[Begin]
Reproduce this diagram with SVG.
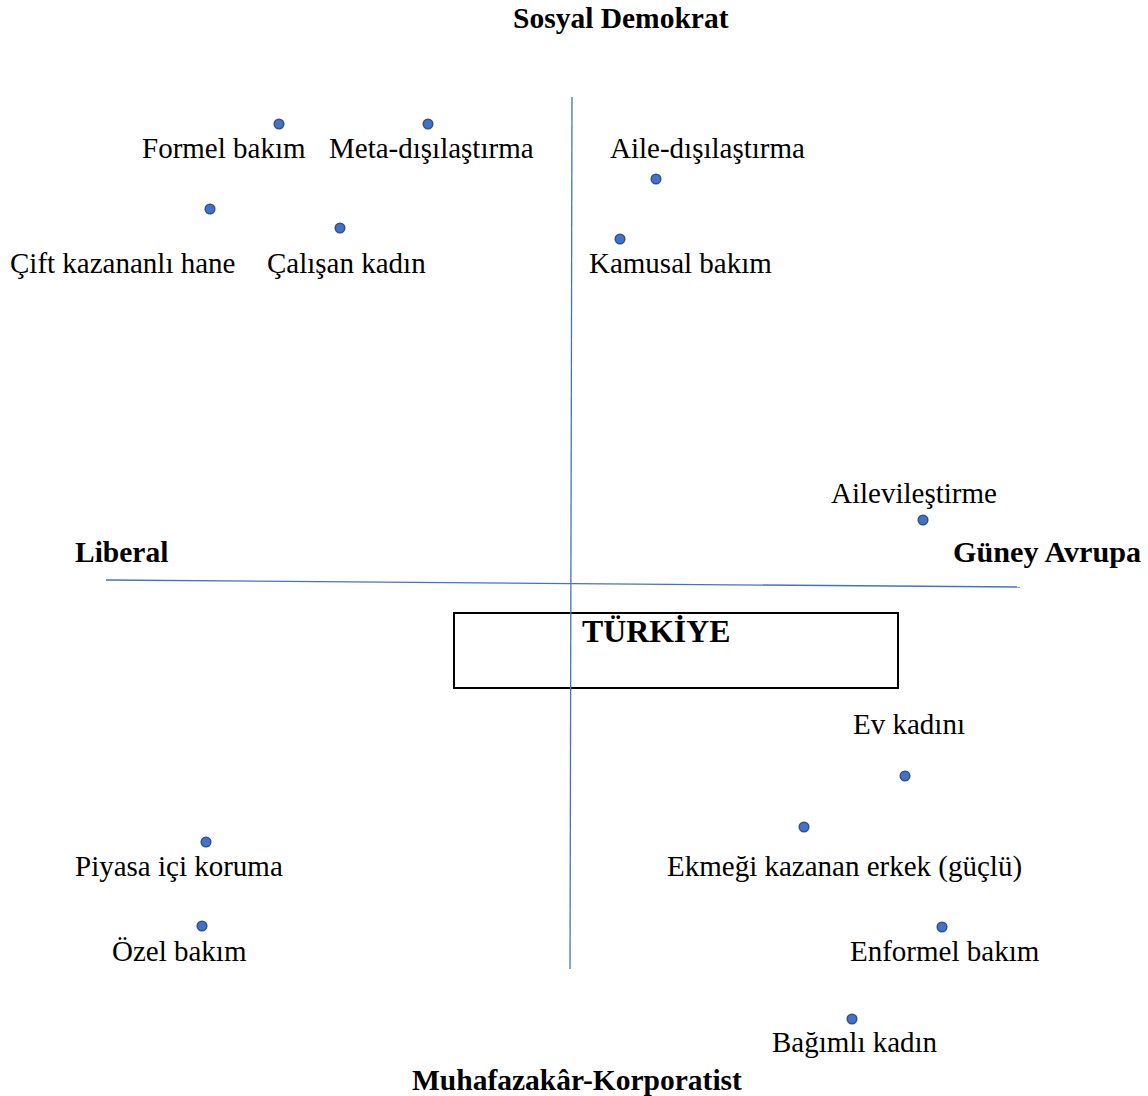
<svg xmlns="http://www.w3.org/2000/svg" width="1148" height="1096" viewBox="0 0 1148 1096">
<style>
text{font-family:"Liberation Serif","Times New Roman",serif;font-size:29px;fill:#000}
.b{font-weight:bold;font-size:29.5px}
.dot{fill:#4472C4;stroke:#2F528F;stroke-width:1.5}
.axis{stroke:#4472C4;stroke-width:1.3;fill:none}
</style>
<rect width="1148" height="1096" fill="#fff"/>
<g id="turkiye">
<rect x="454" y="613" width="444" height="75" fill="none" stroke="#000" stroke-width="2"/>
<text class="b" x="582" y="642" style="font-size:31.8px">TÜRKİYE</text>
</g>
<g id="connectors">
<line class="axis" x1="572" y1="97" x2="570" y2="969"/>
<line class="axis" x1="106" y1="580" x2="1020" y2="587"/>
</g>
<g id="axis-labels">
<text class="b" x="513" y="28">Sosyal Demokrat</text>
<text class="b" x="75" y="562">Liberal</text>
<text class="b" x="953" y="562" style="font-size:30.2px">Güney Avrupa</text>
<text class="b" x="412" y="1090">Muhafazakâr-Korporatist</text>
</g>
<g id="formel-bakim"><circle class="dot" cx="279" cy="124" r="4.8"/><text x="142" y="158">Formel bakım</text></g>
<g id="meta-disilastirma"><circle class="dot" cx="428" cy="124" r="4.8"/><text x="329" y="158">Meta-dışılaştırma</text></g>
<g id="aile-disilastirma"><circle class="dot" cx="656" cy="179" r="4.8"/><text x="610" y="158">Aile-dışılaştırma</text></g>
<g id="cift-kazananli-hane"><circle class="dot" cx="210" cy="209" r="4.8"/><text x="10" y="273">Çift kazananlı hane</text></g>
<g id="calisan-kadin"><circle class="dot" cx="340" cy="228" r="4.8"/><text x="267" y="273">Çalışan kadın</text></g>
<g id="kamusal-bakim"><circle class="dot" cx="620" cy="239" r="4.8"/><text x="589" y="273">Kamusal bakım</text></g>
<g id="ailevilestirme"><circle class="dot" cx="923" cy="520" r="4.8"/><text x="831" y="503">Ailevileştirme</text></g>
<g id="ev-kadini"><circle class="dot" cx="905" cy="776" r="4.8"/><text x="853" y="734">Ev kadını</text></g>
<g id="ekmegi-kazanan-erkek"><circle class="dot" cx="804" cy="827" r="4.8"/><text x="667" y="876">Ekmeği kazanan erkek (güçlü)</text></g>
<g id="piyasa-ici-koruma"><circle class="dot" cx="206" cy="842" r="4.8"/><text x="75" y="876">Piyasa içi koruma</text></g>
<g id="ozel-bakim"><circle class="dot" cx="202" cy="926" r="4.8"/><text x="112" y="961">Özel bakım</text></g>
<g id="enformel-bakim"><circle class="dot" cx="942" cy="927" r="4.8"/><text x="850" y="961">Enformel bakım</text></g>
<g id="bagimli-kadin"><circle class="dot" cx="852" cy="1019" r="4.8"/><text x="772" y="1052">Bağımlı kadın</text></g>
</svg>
[End]
[Begin]
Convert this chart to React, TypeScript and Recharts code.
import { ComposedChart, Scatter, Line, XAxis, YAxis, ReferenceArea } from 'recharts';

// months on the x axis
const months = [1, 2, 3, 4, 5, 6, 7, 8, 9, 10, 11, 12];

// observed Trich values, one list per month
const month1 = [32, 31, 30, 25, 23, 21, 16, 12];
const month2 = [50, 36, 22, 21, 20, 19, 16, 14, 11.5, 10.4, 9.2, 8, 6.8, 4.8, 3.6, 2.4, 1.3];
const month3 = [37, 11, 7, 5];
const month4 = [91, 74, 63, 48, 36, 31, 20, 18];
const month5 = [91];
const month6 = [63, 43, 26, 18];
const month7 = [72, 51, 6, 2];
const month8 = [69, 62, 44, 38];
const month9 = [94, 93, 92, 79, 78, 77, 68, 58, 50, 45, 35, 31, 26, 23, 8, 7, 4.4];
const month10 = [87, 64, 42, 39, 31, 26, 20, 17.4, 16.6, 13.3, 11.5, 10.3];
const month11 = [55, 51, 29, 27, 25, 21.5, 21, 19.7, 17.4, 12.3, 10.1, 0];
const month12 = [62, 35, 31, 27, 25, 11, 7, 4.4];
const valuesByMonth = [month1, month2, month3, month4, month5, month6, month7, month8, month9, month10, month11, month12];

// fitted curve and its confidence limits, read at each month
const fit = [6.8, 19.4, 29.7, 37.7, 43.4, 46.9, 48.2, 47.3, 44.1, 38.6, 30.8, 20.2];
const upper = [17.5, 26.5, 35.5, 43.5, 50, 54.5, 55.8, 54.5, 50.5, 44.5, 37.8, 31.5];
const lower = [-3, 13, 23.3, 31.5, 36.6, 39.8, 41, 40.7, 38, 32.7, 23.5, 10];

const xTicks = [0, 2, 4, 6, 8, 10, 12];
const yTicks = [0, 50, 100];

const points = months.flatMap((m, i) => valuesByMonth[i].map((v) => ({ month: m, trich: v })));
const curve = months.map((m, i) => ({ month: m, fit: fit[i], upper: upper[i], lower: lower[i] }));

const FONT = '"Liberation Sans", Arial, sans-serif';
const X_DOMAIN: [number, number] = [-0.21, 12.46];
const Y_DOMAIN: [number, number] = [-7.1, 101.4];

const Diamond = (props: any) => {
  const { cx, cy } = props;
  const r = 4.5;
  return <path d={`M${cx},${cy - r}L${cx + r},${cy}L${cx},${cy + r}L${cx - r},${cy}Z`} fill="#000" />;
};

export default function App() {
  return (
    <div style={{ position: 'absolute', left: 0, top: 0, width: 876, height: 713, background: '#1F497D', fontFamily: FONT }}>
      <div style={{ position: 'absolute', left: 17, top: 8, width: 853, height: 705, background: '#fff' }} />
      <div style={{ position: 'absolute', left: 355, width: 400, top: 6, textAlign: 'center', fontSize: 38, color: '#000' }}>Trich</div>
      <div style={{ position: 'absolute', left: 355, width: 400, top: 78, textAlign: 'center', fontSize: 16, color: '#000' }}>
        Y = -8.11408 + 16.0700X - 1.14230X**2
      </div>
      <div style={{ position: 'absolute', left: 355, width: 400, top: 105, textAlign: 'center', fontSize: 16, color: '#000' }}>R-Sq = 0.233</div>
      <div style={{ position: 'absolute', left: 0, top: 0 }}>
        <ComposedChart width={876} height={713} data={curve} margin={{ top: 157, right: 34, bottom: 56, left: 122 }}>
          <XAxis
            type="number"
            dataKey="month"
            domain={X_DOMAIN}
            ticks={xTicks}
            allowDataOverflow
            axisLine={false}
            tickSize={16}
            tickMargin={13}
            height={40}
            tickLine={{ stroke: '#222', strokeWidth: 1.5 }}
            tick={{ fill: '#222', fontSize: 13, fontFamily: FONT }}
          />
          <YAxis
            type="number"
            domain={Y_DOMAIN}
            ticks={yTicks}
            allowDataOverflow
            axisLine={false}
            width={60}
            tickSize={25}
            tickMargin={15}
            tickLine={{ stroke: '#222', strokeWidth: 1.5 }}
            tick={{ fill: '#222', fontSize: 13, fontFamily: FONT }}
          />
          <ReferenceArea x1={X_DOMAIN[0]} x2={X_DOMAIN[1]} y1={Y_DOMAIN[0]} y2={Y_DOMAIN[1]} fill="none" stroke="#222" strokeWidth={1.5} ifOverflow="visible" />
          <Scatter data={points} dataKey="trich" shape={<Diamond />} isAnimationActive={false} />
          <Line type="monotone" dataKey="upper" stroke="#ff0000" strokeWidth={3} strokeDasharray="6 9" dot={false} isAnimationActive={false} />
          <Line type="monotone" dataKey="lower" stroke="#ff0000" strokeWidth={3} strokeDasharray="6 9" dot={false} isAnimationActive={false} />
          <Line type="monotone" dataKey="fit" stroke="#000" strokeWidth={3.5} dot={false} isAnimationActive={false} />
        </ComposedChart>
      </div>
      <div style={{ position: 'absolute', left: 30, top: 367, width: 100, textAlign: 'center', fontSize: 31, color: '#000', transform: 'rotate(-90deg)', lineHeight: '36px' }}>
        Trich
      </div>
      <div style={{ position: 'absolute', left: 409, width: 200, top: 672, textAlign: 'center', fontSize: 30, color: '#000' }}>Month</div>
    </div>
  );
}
[End]
[Begin]
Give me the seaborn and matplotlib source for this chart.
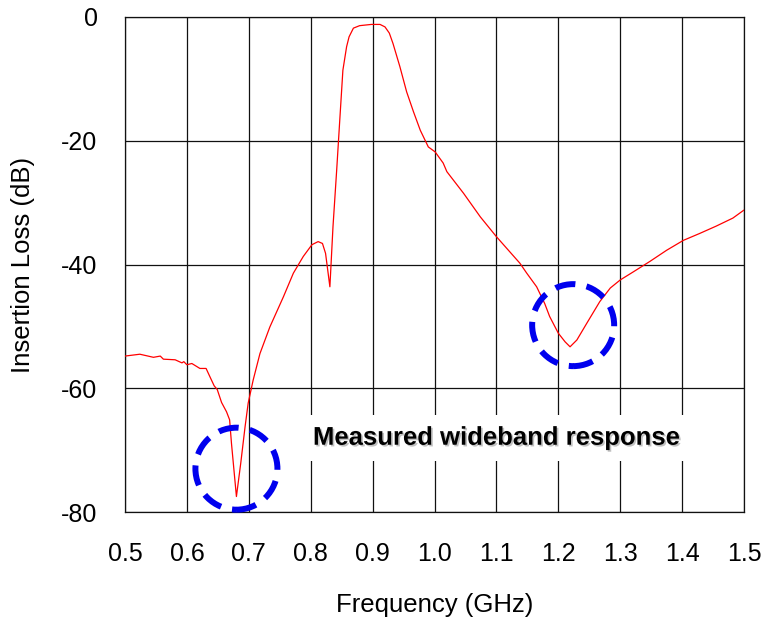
[End]
- Exercise directions
Tally the lines in the listing that hold "this" and report the number alone.

- Solved exercise
3